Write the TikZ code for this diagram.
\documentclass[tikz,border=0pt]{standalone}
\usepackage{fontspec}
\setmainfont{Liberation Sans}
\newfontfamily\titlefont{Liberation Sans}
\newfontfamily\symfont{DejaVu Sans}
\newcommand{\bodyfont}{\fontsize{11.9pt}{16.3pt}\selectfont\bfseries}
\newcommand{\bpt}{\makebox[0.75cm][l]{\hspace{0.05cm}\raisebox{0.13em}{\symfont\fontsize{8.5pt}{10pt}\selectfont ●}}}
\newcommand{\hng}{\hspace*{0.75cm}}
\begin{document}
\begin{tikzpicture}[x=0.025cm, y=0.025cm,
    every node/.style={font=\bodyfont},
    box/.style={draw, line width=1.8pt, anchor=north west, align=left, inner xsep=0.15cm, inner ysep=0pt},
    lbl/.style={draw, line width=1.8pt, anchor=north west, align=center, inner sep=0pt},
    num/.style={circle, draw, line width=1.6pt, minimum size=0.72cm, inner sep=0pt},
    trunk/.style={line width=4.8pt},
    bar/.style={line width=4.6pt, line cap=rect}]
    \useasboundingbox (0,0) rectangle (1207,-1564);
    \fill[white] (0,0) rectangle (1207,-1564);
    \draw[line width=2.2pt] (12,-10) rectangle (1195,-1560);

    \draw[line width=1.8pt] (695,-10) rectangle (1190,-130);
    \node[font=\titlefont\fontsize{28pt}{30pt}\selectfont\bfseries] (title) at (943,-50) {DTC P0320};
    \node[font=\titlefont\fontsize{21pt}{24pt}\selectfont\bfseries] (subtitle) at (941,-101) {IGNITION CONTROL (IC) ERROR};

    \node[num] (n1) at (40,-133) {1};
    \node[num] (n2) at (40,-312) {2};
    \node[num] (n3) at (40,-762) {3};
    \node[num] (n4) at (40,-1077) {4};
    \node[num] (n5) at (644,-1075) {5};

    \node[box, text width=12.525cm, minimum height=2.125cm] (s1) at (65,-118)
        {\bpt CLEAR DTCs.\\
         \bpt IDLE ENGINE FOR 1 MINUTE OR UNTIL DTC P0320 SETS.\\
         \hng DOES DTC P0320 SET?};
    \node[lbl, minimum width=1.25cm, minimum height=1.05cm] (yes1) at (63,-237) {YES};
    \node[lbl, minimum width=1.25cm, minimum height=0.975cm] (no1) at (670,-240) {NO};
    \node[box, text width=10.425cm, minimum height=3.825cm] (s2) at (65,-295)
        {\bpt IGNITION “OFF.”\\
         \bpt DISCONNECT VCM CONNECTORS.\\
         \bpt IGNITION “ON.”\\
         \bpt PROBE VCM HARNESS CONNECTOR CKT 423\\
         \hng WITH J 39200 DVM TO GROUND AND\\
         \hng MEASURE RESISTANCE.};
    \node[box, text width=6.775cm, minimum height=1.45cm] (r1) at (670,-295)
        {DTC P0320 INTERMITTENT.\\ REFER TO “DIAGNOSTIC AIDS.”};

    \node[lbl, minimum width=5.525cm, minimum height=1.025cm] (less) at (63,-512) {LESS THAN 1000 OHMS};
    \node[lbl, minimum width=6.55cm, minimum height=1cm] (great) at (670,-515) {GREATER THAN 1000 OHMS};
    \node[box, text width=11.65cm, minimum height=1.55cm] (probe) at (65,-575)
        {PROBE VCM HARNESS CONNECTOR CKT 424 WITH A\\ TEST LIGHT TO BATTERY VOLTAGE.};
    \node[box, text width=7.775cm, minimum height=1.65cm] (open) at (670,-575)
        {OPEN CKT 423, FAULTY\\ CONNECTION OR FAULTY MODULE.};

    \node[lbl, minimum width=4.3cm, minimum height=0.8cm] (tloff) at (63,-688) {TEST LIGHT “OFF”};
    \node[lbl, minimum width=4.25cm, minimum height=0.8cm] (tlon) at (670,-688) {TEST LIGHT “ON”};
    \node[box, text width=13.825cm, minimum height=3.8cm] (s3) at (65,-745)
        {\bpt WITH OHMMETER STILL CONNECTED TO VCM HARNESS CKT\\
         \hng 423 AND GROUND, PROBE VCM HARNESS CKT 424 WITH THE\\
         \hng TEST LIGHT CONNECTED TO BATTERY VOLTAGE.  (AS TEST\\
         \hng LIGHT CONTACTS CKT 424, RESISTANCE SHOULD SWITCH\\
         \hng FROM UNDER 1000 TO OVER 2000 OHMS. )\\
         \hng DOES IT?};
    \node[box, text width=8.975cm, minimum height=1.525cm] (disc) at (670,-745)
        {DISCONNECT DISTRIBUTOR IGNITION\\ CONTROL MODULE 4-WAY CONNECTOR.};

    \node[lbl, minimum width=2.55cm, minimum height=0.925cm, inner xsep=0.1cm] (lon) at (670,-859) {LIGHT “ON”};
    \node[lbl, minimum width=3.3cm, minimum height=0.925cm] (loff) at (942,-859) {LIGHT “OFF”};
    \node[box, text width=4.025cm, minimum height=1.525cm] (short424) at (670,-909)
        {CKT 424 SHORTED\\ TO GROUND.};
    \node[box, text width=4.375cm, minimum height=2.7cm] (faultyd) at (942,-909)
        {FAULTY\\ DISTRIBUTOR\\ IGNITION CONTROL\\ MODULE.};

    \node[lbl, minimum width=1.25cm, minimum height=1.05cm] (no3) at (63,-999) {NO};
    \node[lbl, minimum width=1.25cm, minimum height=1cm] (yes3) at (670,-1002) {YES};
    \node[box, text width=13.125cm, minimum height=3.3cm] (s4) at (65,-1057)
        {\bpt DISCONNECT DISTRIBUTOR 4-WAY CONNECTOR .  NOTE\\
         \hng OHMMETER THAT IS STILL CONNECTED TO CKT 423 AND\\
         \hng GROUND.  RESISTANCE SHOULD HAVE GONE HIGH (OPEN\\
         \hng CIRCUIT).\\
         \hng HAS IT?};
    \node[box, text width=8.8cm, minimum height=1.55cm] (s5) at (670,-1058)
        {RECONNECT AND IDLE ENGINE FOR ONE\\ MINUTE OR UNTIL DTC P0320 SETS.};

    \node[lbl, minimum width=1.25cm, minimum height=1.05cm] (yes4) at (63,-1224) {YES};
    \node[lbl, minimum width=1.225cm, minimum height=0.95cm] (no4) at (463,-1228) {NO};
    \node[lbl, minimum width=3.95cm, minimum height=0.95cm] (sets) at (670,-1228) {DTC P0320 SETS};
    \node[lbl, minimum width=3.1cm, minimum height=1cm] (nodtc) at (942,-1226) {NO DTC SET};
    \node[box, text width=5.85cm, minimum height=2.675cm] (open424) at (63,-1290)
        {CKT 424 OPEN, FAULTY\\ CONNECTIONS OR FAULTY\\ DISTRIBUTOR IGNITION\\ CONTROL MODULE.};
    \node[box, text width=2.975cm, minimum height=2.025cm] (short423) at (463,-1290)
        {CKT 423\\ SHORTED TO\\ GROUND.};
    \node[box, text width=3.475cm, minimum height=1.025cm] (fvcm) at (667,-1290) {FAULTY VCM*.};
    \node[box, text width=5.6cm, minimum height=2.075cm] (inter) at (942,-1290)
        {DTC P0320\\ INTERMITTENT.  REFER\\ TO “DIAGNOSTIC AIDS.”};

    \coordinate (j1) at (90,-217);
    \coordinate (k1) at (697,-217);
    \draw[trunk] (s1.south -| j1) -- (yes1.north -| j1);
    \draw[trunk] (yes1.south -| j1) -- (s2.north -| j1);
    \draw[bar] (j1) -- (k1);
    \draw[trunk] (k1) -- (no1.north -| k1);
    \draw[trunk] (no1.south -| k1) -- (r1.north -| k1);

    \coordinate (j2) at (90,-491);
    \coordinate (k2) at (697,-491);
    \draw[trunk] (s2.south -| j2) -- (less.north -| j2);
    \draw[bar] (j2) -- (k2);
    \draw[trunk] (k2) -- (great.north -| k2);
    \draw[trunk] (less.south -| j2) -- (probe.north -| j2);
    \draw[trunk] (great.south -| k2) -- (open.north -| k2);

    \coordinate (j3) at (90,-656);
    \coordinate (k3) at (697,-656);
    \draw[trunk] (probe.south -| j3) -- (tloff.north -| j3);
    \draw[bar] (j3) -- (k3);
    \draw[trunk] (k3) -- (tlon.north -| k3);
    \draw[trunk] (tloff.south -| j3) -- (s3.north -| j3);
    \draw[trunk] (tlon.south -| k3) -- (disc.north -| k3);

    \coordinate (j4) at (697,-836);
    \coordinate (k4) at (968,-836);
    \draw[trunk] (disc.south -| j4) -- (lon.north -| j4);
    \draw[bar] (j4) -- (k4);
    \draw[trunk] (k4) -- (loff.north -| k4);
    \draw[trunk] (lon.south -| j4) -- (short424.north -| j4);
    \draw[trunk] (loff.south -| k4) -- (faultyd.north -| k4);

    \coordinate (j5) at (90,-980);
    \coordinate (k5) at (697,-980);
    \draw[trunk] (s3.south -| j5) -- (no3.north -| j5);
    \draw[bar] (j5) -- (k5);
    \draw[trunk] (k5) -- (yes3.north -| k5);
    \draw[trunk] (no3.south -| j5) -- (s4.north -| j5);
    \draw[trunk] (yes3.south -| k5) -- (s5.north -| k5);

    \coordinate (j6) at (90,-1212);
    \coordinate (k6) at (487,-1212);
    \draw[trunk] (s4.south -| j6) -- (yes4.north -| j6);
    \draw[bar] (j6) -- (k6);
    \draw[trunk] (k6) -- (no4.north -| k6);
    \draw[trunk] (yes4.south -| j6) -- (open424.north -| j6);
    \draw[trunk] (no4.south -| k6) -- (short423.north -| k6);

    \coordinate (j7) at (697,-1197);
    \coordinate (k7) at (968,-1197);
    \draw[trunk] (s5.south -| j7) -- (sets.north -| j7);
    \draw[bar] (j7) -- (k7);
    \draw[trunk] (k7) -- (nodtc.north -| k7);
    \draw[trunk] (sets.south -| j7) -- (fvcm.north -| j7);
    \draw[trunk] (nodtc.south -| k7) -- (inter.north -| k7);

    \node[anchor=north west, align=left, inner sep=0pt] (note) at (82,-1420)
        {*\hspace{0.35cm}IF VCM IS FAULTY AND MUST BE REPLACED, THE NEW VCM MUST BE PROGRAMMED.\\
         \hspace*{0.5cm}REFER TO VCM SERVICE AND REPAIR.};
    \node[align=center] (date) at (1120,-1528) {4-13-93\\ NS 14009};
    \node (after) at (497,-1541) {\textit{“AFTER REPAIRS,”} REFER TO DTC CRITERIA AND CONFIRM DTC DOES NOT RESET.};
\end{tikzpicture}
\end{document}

+++

From the opening line of the data above through the line that contains "(subtitle) at (941,-101)", please print each line as it stands and only those lines.

§ **Solution for this exercise**:
Write the TikZ code for this diagram.
\documentclass[tikz,border=0pt]{standalone}
\usepackage{fontspec}
\setmainfont{Liberation Sans}
\newfontfamily\titlefont{Liberation Sans}
\newfontfamily\symfont{DejaVu Sans}
\newcommand{\bodyfont}{\fontsize{11.9pt}{16.3pt}\selectfont\bfseries}
\newcommand{\bpt}{\makebox[0.75cm][l]{\hspace{0.05cm}\raisebox{0.13em}{\symfont\fontsize{8.5pt}{10pt}\selectfont ●}}}
\newcommand{\hng}{\hspace*{0.75cm}}
\begin{document}
\begin{tikzpicture}[x=0.025cm, y=0.025cm,
    every node/.style={font=\bodyfont},
    box/.style={draw, line width=1.8pt, anchor=north west, align=left, inner xsep=0.15cm, inner ysep=0pt},
    lbl/.style={draw, line width=1.8pt, anchor=north west, align=center, inner sep=0pt},
    num/.style={circle, draw, line width=1.6pt, minimum size=0.72cm, inner sep=0pt},
    trunk/.style={line width=4.8pt},
    bar/.style={line width=4.6pt, line cap=rect}]
    \useasboundingbox (0,0) rectangle (1207,-1564);
    \fill[white] (0,0) rectangle (1207,-1564);
    \draw[line width=2.2pt] (12,-10) rectangle (1195,-1560);

    \draw[line width=1.8pt] (695,-10) rectangle (1190,-130);
    \node[font=\titlefont\fontsize{28pt}{30pt}\selectfont\bfseries] (title) at (943,-50) {DTC P0320};
    \node[font=\titlefont\fontsize{21pt}{24pt}\selectfont\bfseries] (subtitle) at (941,-101) {IGNITION CONTROL (IC) ERROR};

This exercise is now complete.